### TASK GOAL
Working from the top of the listing below, retype each line through the line containing "for (let i = -31;", both included, with no pictures.
— start DATASET SECTION —
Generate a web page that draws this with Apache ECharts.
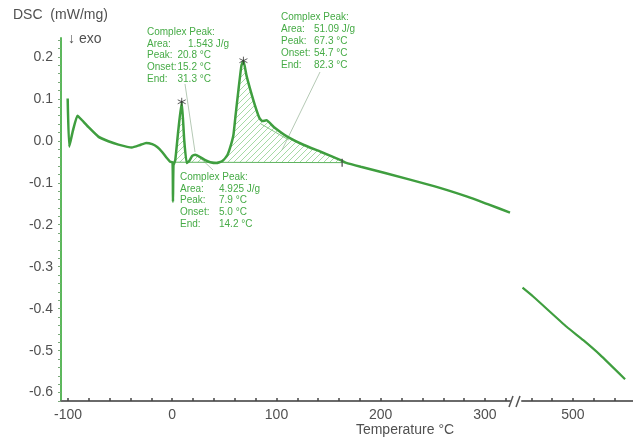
<!DOCTYPE html>
<html><head><meta charset="utf-8">
<script src="https://cdn.jsdelivr.net/npm/echarts@6/dist/echarts.min.js"></script>
<style>html,body{margin:0;padding:0;background:#fff}#c{width:633px;height:441px}</style>
</head><body><div id="c"></div>
<script>
// ---- data ----
const tempLow = [-100.3, -98.8, -95.2, -90.9, -86.5, -80.5, -70.9, -61.3, -51.6, -38.8, -30.8, -25, -19.2, -14.4, -9.9, -5.8, -1.9, 0.3, 0.7, 1.2, 2.9, 5.8, 9.1, 11.5, 13.9, 16.3, 19.2, 22.1, 26.9, 31.7, 36.5, 42.3, 48.1, 52.9, 55.8, 58.7, 60.6, 63.5, 66.3, 68.3, 71.2, 75, 79.8, 83.7, 86.5, 90.4, 97.4, 110.3, 126.3, 142.3, 161.5, 166.3, 180.8, 203.2, 251, 283, 302.6, 324];
const dscLow = [0.101, -0.014, 0.025, 0.060, 0.049, 0.033, 0.010, -0.001, -0.009, -0.016, -0.010, -0.005, -0.008, -0.015, -0.026, -0.039, -0.050, -0.051, -0.145, -0.058, -0.046, 0.025, 0.093, 0.002, -0.053, -0.048, -0.036, -0.033, -0.039, -0.046, -0.051, -0.053, -0.048, -0.034, -0.014, 0.014, 0.057, 0.121, 0.178, 0.191, 0.156, 0.121, 0.081, 0.054, 0.047, 0.049, 0.033, 0.010, -0.010, -0.026, -0.046, -0.052, -0.062, -0.076, -0.108, -0.133, -0.151, -0.171];
const tempHigh = [451.6, 461.8, 493.9, 509.9, 526, 550];
const dscHigh = [-0.350, -0.371, -0.443, -0.475, -0.510, -0.568];
const baselineTemp = [1.2, 163];
const baselineDsc = [-0.051, -0.052];
const splitTemp = [84.6, 111.8];
const splitDsc = [0.041, 0.002];
const peakTemp = [9.1, 68.3];
const peakDsc = [0.093, 0.191];
const yTickLabels = [-0.6, -0.5, -0.4, -0.3, -0.2, -0.1, 0.0, 0.1, 0.2];
const xTickLabelsLow = [-100, 0, 100, 200, 300];
const xTickLabelsHigh = [500];
const xTicksLow = [-100, -80, -60, -40, -20, 0, 20, 40, 60, 80, 100, 120, 140, 160, 180, 200, 220, 240, 260, 280, 300, 320];
const xTicksHigh = [460, 480, 500, 520, 540];
const yTicks = [];
for (let i = -31; i <= 12; i++) yTicks.push(Math.round(i * 2) / 100);

const peaks = [
  {title: 'Complex Peak:', area: '1.543 J/g', peak: '20.8 °C', onset: '15.2 °C', end: '31.3 °C'},
  {title: 'Complex Peak:', area: '51.09 J/g', peak: '67.3 °C', onset: '54.7 °C', end: '82.3 °C'},
  {title: 'Complex Peak:', area: '4.925 J/g', peak: '7.9 °C', onset: '5.0 °C', end: '14.2 °C'}
];

// ---- chart ----
const chart = echarts.init(document.getElementById('c'), null, {renderer: 'canvas'});
const pat = document.createElement('canvas');
pat.width = 6; pat.height = 6;
const pc = pat.getContext('2d');
pc.strokeStyle = '#8fd08f'; pc.lineWidth = 0.8;
pc.beginPath(); pc.moveTo(0, 6); pc.lineTo(6, 0); pc.moveTo(-3, 3); pc.lineTo(3, -3); pc.moveTo(3, 9); pc.lineTo(9, 3); pc.stroke();

const GREEN = '#3f9e3f';
const TXT = '#505050';
const FONT = 'Liberation Sans, Arial, sans-serif';
const ANN = '#46ab46';

const lowData = tempLow.map((t, i) => [t, dscLow[i]]);
const highData = tempHigh.map((t, i) => [t, dscHigh[i]]);

function baseAt(t) {
  const f = (t - baselineTemp[0]) / (baselineTemp[1] - baselineTemp[0]);
  return baselineDsc[0] + f * (baselineDsc[1] - baselineDsc[0]);
}

const commonY = {
  type: 'value', min: -0.62, max: 0.245,
  splitLine: {show: false}
};

const texts = [];
function block(p, x, xv, xvArea, y0, dy) {
  const rows = [['', p.title], ['Area:', p.area], ['Peak:', p.peak], ['Onset:', p.onset], ['End:', p.end]];
  rows.forEach((r, i) => {
    const y = y0 + i * dy;
    if (i === 0) {
      texts.push({type: 'text', x: x, y: y, style: {text: r[1], fill: ANN, font: '10px ' + FONT, verticalAlign: 'middle'}});
    } else {
      texts.push({type: 'text', x: x, y: y, style: {text: r[0], fill: ANN, font: '10px ' + FONT, verticalAlign: 'middle'}});
      texts.push({type: 'text', x: (i === 1 ? xvArea : xv), y: y, style: {text: r[1], fill: ANN, font: '10px ' + FONT, verticalAlign: 'middle'}});
    }
  });
}
block(peaks[0], 147, 177.5, 188, 32, 11.8);
block(peaks[1], 281, 314, 314, 17, 12);
block(peaks[2], 180, 219, 219, 177.5, 11.6);

const leader = (x1, y1, x2, y2) => ({type: 'line', shape: {x1, y1, x2, y2}, style: {stroke: '#b5c9b5', lineWidth: 1}});

chart.setOption({
  animation: false,
  grid: [
    {left: 61, top: 38, width: 449, height: 363, containLabel: false},
    {left: 522, top: 38, width: 111, height: 363, containLabel: false}
  ],
  xAxis: [
    {type: 'value', gridIndex: 0, min: -106.7, max: 324,
      axisLine: {onZero: false, lineStyle: {color: '#6a6a6a', width: 2}},
      axisTick: {show: true, inside: true, length: 3, customValues: xTicksLow, lineStyle: {color: '#444', width: 1.5}},
      axisLabel: {customValues: xTickLabelsLow, color: TXT, fontSize: 14, fontFamily: FONT, margin: 7},
      splitLine: {show: false}},
    {type: 'value', gridIndex: 1, min: 451.1, max: 557.6,
      axisLine: {onZero: false, lineStyle: {color: '#6a6a6a', width: 2}},
      axisTick: {show: true, inside: true, length: 3, customValues: xTicksHigh, lineStyle: {color: '#444', width: 1.5}},
      axisLabel: {customValues: xTickLabelsHigh, color: TXT, fontSize: 14, fontFamily: FONT, margin: 7},
      splitLine: {show: false}}
  ],
  yAxis: [
    Object.assign({gridIndex: 0,
      axisLine: {show: true, onZero: false, lineStyle: {color: '#5cb85c', width: 2}},
      axisTick: {show: true, length: 3, customValues: yTicks, lineStyle: {color: '#7aa87a', width: 1}},
      axisLabel: {customValues: yTickLabels, color: TXT, fontSize: 14, fontFamily: FONT, margin: 8,
        formatter: v => (Math.abs(v) < 1e-9 ? 0 : v).toFixed(1)}}, commonY),
    Object.assign({gridIndex: 1, show: false}, commonY)
  ],
  series: [
    {type: 'custom', xAxisIndex: 0, yAxisIndex: 0, data: [[0, 0]], silent: true, z: 1,
      renderItem: function (params, api) {
        const pts = [];
        for (let i = 0; i < tempLow.length; i++) {
          const t = tempLow[i];
          if (t < baselineTemp[0] || t > baselineTemp[1]) continue;
          pts.push(api.coord([t, Math.max(dscLow[i], baseAt(t))]));
        }
        pts.push(api.coord([baselineTemp[1], baselineDsc[1]]));
        pts.push(api.coord([baselineTemp[0], baselineDsc[0]]));
        return {type: 'polygon', shape: {points: pts}, style: {fill: {image: pat, repeat: 'repeat'}, stroke: null}};
      }},
    {type: 'line', xAxisIndex: 0, yAxisIndex: 0, data: baselineTemp.map((t, i) => [t, baselineDsc[i]]),
      showSymbol: false, lineStyle: {color: '#5fb35f', width: 1}, z: 2, silent: true},
    {type: 'line', xAxisIndex: 0, yAxisIndex: 0, data: splitTemp.map((t, i) => [t, splitDsc[i]]),
      showSymbol: false, lineStyle: {color: '#8cc88c', width: 1}, z: 2, silent: true},
    {type: 'line', xAxisIndex: 0, yAxisIndex: 0, data: lowData, showSymbol: false,
      smooth: 0.15,
      lineStyle: {color: GREEN, width: 2.5}, z: 3},
    {type: 'line', xAxisIndex: 1, yAxisIndex: 1, data: highData, showSymbol: false,
      smooth: 0.15, lineStyle: {color: GREEN, width: 2.2}, z: 3},
    {type: 'scatter', xAxisIndex: 0, yAxisIndex: 0, data: peakTemp.map((t, i) => [t, peakDsc[i]]),
      symbol: 'path://M0,-5L0,5M-4.3,-2.5L4.3,2.5M-4.3,2.5L4.3,-2.5', symbolSize: 8,
      itemStyle: {color: 'none', borderColor: '#333', borderWidth: 1}, z: 4},
    {type: 'scatter', xAxisIndex: 0, yAxisIndex: 0, data: [[baselineTemp[1], baselineDsc[1]]],
      symbol: 'rect', symbolSize: [1.5, 8], itemStyle: {color: '#444'}, z: 4}
  ],
  graphic: [
    {type: 'text', x: 13, y: 15, style: {text: 'DSC  (mW/mg)', fill: TXT, font: '14px ' + FONT, verticalAlign: 'middle'}},
    {type: 'text', x: 68, y: 39, style: {text: '↓ exo', fill: TXT, font: '14px ' + FONT, verticalAlign: 'middle'}},
    {type: 'text', x: 405, y: 430, style: {text: 'Temperature °C', fill: TXT, font: '14px ' + FONT, align: 'center', verticalAlign: 'middle'}},
    {type: 'line', shape: {x1: 509, y1: 407, x2: 513, y2: 396}, style: {stroke: '#555', lineWidth: 1.5}},
    {type: 'line', shape: {x1: 516, y1: 407, x2: 520, y2: 396}, style: {stroke: '#555', lineWidth: 1.5}},
    leader(185, 84, 195, 152),
    leader(320, 72, 282, 150),
    leader(196, 154, 213, 170)
  ].concat(texts)
});
</script>
</body></html>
— end DATASET SECTION —
### FULL RESPONSE
Generate a web page that draws this with Apache ECharts.
<!DOCTYPE html>
<html><head><meta charset="utf-8">
<script src="https://cdn.jsdelivr.net/npm/echarts@6/dist/echarts.min.js"></script>
<style>html,body{margin:0;padding:0;background:#fff}#c{width:633px;height:441px}</style>
</head><body><div id="c"></div>
<script>
// ---- data ----
const tempLow = [-100.3, -98.8, -95.2, -90.9, -86.5, -80.5, -70.9, -61.3, -51.6, -38.8, -30.8, -25, -19.2, -14.4, -9.9, -5.8, -1.9, 0.3, 0.7, 1.2, 2.9, 5.8, 9.1, 11.5, 13.9, 16.3, 19.2, 22.1, 26.9, 31.7, 36.5, 42.3, 48.1, 52.9, 55.8, 58.7, 60.6, 63.5, 66.3, 68.3, 71.2, 75, 79.8, 83.7, 86.5, 90.4, 97.4, 110.3, 126.3, 142.3, 161.5, 166.3, 180.8, 203.2, 251, 283, 302.6, 324];
const dscLow = [0.101, -0.014, 0.025, 0.060, 0.049, 0.033, 0.010, -0.001, -0.009, -0.016, -0.010, -0.005, -0.008, -0.015, -0.026, -0.039, -0.050, -0.051, -0.145, -0.058, -0.046, 0.025, 0.093, 0.002, -0.053, -0.048, -0.036, -0.033, -0.039, -0.046, -0.051, -0.053, -0.048, -0.034, -0.014, 0.014, 0.057, 0.121, 0.178, 0.191, 0.156, 0.121, 0.081, 0.054, 0.047, 0.049, 0.033, 0.010, -0.010, -0.026, -0.046, -0.052, -0.062, -0.076, -0.108, -0.133, -0.151, -0.171];
const tempHigh = [451.6, 461.8, 493.9, 509.9, 526, 550];
const dscHigh = [-0.350, -0.371, -0.443, -0.475, -0.510, -0.568];
const baselineTemp = [1.2, 163];
const baselineDsc = [-0.051, -0.052];
const splitTemp = [84.6, 111.8];
const splitDsc = [0.041, 0.002];
const peakTemp = [9.1, 68.3];
const peakDsc = [0.093, 0.191];
const yTickLabels = [-0.6, -0.5, -0.4, -0.3, -0.2, -0.1, 0.0, 0.1, 0.2];
const xTickLabelsLow = [-100, 0, 100, 200, 300];
const xTickLabelsHigh = [500];
const xTicksLow = [-100, -80, -60, -40, -20, 0, 20, 40, 60, 80, 100, 120, 140, 160, 180, 200, 220, 240, 260, 280, 300, 320];
const xTicksHigh = [460, 480, 500, 520, 540];
const yTicks = [];
for (let i = -31; i <= 12; i++) yTicks.push(Math.round(i * 2) / 100);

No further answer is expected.